Sex sells. Aggression sells art. Maybe. Freud believed that creativity is libido and aggression sublimated. This Victorian father of psychology dared to propose that when humankind has a conscious relationship to instinctual drives, societies realize higher collective strivings toward art, love, and civilized life.
This has been my experience at the annual Laguna Beach Plein Air Painting Invitational. Artists from across the U.S come to offer their best effort at interpreting Laguna’s vistas. The Quick Draw — a timed-two hour paint-off and silent bidding contest that immediately follows — begins the weeklong painting fest and the Collectors’ Soirée closes it. As a writer and psychologist, I view life through a unique, subjective, lens often seeing multiple levels of meaning. I imagine the Quick Draw and silent auction as aggressive and competitive in nature. The Saturday evening Collectors’ Soiree feels sexier, more libidinal. Smooth. Sauvé. An urbane, shared communal experience where attendees dressed in their finest enjoy works of art over champagne and martinis.

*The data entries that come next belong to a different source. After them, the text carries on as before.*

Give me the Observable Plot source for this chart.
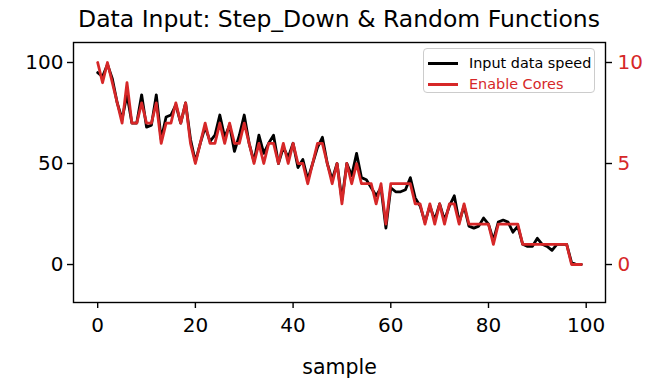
<!DOCTYPE html>
<html><head><meta charset="utf-8">
<script src="https://cdn.jsdelivr.net/npm/d3@7"></script>
<script src="https://cdn.jsdelivr.net/npm/@observablehq/plot@0.6"></script>
<style>
html,body{margin:0;padding:0;background:#fff;}
#wrap{position:relative;width:658px;height:379px;font-family:"DejaVu Sans",sans-serif;overflow:hidden;}
#title{box-sizing:border-box;width:658px;height:38px;line-height:38px;padding-left:20px;text-align:center;font-size:23.5px;color:#000;white-space:nowrap;}
#legend{position:absolute;left:423px;top:48px;width:172px;height:45px;box-sizing:border-box;border:1.4px solid #cccccc;border-radius:4px;background:rgba(255,255,255,0.8);font-size:14.4px;}
.row{position:absolute;left:4px;height:20px;line-height:20px;white-space:nowrap;}
.swatch{position:absolute;left:0;top:9px;width:30px;height:2.7px;}
.lab{position:absolute;left:41px;top:0;}
svg{display:block;}
</style></head>
<body>
<div id="wrap">
  <div id="title">Data Input: Step_Down &amp; Random Functions</div>
  <div id="chart"></div>
  <div id="legend"></div>
</div>
<script>
// Sample index (x axis)
const sample = d3.range(100);
// Input data speed (left axis)
const speed = [95,93,99,92,80,72,84,70,70,84, 68,69,84,62,73,74,79,70,80,62,
               51,60,68,61,64,74,63,69,56,64, 74,60,51,64,55,60,64,50,58,53,
               60,48,52,42,50,58,63,50,42,50, 32,50,44,55,43,42,38,34,38,18,
               38,36,36,37,43,33,29,21,29,22, 30,22,29,34,21,29,19,18,19,23,
               20,12,21,22,21,16,19,10,9,9, 13,10,9,7,10,10,10,1,0,0];
// Enable Cores (right axis)
const cores = [10,9,10,9,8,7,9,7,7,8, 7,7,8,6,7,7,8,7,8,6,
               5,6,7,6,6,7,6,7,6,6, 7,6,5,6,5,6,6,5,6,5,
               6,5,5,4,5,6,6,5,4,5, 3,5,4,5,4,4,4,3,4,2,
               4,4,4,4,4,3,3,2,3,2, 3,2,3,3,2,3,2,2,2,2,
               2,1,2,2,2,2,2,1,1,1, 1,1,1,1,1,1,1,0,0,0];
const xTicks = [0,20,40,60,80,100];
const leftTicks = [0,50,100];
const rightTicks = [0,5,10];
const seriesNames = ["Input data speed","Enable Cores"];
const seriesColors = ["#000000","#d62728"];

const rows = sample.map((s,i)=>({sample:s, speed:speed[i], cores:cores[i]}));
const coreScale = 10; // right axis 0..10 aligned with left 0..100

const chart = Plot.plot({
  width: 658, height: 341,
  marginLeft: 73, marginRight: 53, marginTop: 4, marginBottom: 77,
  style: {fontFamily: "DejaVu Sans, sans-serif", fontSize: "20px", color: "#000", background: "#fff"},
  x: {domain: [-4.95, 103.95]},
  y: {domain: [-18.8, 109.9]},
  marks: [
    Plot.line(rows, {x: "sample", y: "speed", stroke: seriesColors[0], strokeWidth: 2.8}),
    Plot.line(rows, {x: "sample", y: d => d.cores*coreScale, stroke: seriesColors[1], strokeWidth: 2.8}),
    Plot.frame({stroke: "#000", strokeWidth: 1.4}),
    Plot.axisX({ticks: xTicks, tickSize: 6, tickPadding: 9, label: null, fontSize: 20, strokeWidth: 1.4}),
    Plot.axisY({anchor: "left", ticks: leftTicks, tickSize: 6, tickPadding: 4, label: null, fontSize: 20, strokeWidth: 1.4}),
    Plot.axisY({anchor: "right", ticks: rightTicks.map(t=>t*coreScale), tickFormat: d => String(d/coreScale),
                tickSize: 6, tickPadding: 6, label: null, fontSize: 20, strokeWidth: 1.4, stroke: "#000", fill: seriesColors[1]}),
    Plot.text(["sample"], {frameAnchor: "bottom", dy: 71, fontSize: 20.5, fill: "#000"})
  ]
});
document.getElementById("chart").appendChild(chart);

const legend = document.getElementById("legend");
seriesNames.forEach((name,i)=>{
  const row = document.createElement("div");
  row.className = "row";
  row.style.top = (4 + i*21) + "px";
  const sw = document.createElement("div");
  sw.className = "swatch"; sw.style.background = seriesColors[i];
  const lab = document.createElement("div");
  lab.className = "lab"; lab.style.color = seriesColors[i]; lab.textContent = name;
  row.appendChild(sw); row.appendChild(lab);
  legend.appendChild(row);
});
</script>
</body></html>
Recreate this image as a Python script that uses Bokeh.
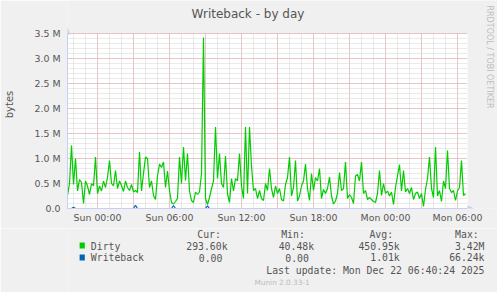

When preparing for a Quick Draw, all a gal might need would be paintbrushes and palette knives… especially if already fortified in Luchese custom boots and black jeans. Not so for the silent auction at the 2011 invitational. A name like Quick Draw brings to mind visions of the Doc Holliday and Wyatt Earp shoot outs at the Okay Corral. Given what came down and surrendering to my baser instincts, I wished I’d holstered a metaphorical Lady Smith and Wesson that fine day. I’d done my research. I knew the artists well.
I started collecting in 2001 at Joan Irvine Smith’s first fundraiser for the Crystal Cove Conservancy. Many of us were grieving over the changes happening to that last stretch of undeveloped coastline. We wanted to give, to buy art as a way to preserve the memories, the land. I heard about the event while on a beach walk from painter Jacobus Baas, a founding member of Laguna Plein Air Painters Association, who set up in front of Vivian Falzetti’s studio to paint the cottages at sunset. I connected with that first painting. Now it hangs over my fireplace.
Ten years later, at the 2011 Laguna Plein Air Painting Invitational’s Quick Draw auction, I was ready again to bid on a Baas. Friends were bidding on some of the same pieces I enjoyed. We appreciated good work. We laughed about it. It was collaborative, even playful…until it wasn’t.
The close of the silent auction period neared. Auctioneers called the time remaining. I’d circled the room once, twice, then three times to identify the pieces that drew me. Timing was everything. I noticed an experienced husband-wife team efficiently working the room together. They were interested in the Jacobus Baas piece that I coveted. I confess. I was lost in the desire to possess, to own, to compete for limited resources–that base instinctual drive had taken hold.
One minute, 30 seconds, 15 seconds, I stood in front of my first choice, waiting. I used the last second remaining to put my name down for the fourth and final time. The bell rang. I had the winning bid on the Jacobus Baas piece! It was mine, mine, mine. My precious.
But, no. Seconds after the bell, I was knocked sideways into the wall by a confident brawny man who must have been a defensive lineman in a former life. He elbowed me out of the way, boldly writing his name down after mine. I was in shock, almost knocked to the ground. Standing agape, unable to speak, I recognized my competitor. He was a respected Laguna business owner and philanthropist. While he sauntered off, quite pleased with himself, the auctioneer moved in and took the bidding page from the wall. Amazing. How was that possible? A cheater defeated me.
Suddenly, I was on the sixth grade playground when Grady Smith knocked me down to score a homerun even though I’d tagged him out, fair-and-square. Silly me. Why didn’t I realize one could break the rules, push the limits to get the prized possession?
Hold on, now, this year’s Invitational ends well. At the silent auction held at Aliso Creek Inn on Oct. 13, LPAPA Director Rosemary Swimm stood with microphone in hand just before the bidding ended to institute a firm ground rule. “If there’s a bidding war, those involved need to come up here now to discuss it.”
Throughout the week’s events, I experienced serendipitous moments of collaboration between fellow collectors and art lovers. Rather than an elbow in my ribs, I found trustworthy sounding boards in dear friends.
In the end we sublimated our instinctual drives to compete, conquer, or possess toward the pursuit of a higher call to appreciate creativity and art, qualities of soulful living that can never be owned.